** BEGIN Dataset records **
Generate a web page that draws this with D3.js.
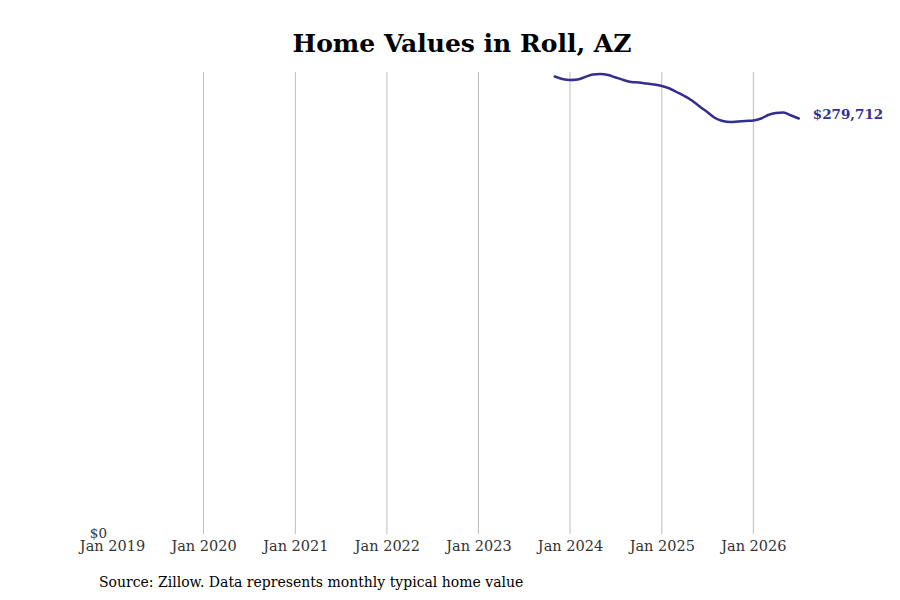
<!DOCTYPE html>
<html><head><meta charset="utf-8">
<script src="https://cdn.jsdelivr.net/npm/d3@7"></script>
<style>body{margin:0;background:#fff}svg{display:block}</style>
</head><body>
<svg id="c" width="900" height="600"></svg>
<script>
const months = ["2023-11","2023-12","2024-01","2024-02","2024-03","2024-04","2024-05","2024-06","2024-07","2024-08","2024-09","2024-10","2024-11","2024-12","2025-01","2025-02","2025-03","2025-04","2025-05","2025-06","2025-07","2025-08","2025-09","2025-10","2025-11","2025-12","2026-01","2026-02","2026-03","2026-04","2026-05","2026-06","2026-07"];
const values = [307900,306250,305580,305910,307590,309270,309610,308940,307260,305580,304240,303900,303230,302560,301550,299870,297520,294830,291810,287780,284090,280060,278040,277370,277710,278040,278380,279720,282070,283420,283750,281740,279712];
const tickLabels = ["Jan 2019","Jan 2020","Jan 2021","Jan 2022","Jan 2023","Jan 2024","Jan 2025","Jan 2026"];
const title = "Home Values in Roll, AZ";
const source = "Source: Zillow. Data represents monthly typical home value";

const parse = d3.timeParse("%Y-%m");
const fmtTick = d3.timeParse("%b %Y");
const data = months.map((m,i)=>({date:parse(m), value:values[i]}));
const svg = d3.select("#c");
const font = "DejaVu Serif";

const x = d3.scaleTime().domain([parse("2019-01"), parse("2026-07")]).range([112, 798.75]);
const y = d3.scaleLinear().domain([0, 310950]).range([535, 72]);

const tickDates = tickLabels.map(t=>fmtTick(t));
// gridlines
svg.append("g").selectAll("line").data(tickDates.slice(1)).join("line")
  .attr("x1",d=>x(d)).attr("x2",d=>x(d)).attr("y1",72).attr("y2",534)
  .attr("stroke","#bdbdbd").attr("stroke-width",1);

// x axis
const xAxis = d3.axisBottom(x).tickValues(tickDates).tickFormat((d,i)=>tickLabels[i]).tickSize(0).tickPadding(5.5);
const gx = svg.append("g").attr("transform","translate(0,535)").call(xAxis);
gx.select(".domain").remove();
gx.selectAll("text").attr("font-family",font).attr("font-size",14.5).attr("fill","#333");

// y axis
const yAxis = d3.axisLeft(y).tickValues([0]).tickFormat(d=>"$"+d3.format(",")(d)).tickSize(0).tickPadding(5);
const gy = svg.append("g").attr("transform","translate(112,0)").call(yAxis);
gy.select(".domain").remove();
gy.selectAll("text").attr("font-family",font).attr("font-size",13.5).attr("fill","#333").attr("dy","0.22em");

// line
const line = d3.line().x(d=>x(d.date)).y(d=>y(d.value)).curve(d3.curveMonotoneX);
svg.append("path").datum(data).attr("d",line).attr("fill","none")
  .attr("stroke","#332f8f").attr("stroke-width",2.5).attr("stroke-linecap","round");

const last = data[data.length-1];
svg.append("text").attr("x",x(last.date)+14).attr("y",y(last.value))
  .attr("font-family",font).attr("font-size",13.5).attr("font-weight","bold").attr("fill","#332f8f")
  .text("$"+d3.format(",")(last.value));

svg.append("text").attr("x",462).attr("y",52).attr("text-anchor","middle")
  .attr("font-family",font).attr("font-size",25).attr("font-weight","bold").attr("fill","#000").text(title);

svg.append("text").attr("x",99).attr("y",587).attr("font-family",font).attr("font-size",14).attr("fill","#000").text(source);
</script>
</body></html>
** END Dataset records **
** BEGIN Dataset records **
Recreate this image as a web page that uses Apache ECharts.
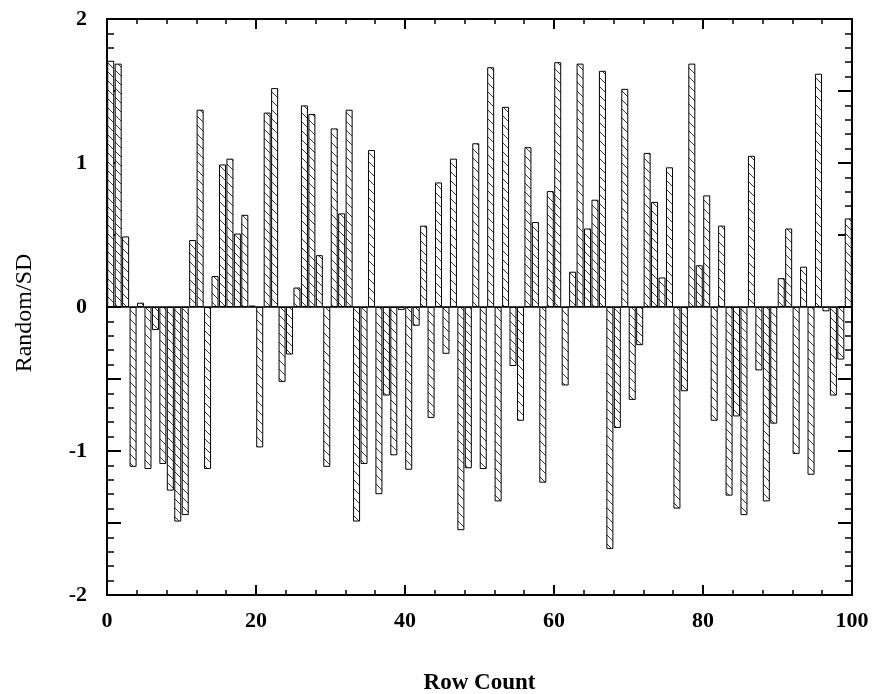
** END Dataset records **
Instructions to follow | Lines holding the word "page" should be counted across the entries; state only how many there are.

Task solution | 2